Conflict, like seasons, is temporary. What lingers is the love that chose to stay—even when tested.
The Wisdom Forward
As parents at 67, I see my role as a bridge:
- To my daughters: "Your sisterhood predates your parenthood." The family tree for the future generations depends on your care for the relationship!
- To myself: True legacy isn’t control—it’s the resilience to adapt while holding core values intact.
When roles circle back, time softens hierarchies. As parents age, siblings reunite as caregivers. When grandchildren arrive, aunts become mentors. The sister who felt sidelined may find herself the steady hand when her niece or nephew stumbles. The ties of shared history run deeper than any single moment.
I won’t always be here to remind my daughters of their shared history. But I trust that the love they’ve known—the inside jokes, the childhood forts, the unspoken understanding—will resurface when pride loosens its grip. When fear and love collide, even the closest bonds can fracture. That is not uncommon to most people.

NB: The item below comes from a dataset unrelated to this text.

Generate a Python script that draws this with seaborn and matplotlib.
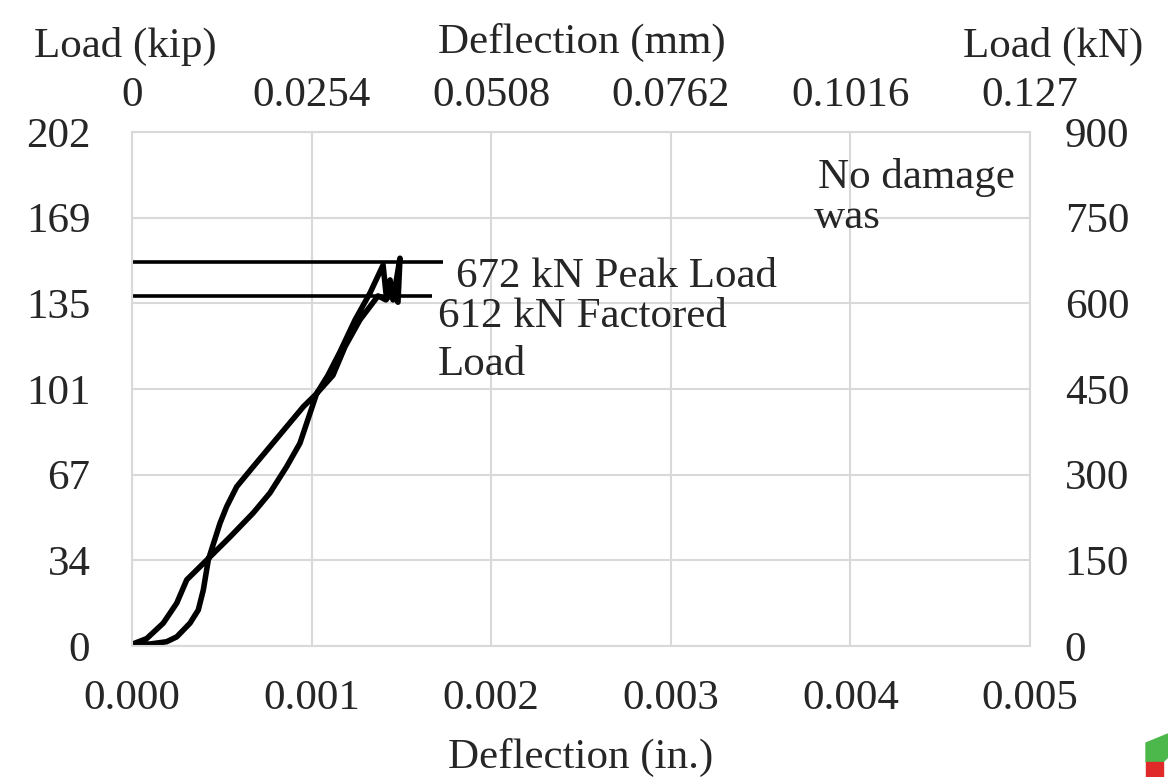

The river of our family has many bends. What matters isn’t who steers the boat, but that we all remain part of the current. As our family tree grows new branches, may you remember that roots hold steady even when winds shake the leaves. Your ancestors smile not from perfection, but from the love you continue to nurture—in each other, and in the generations to come.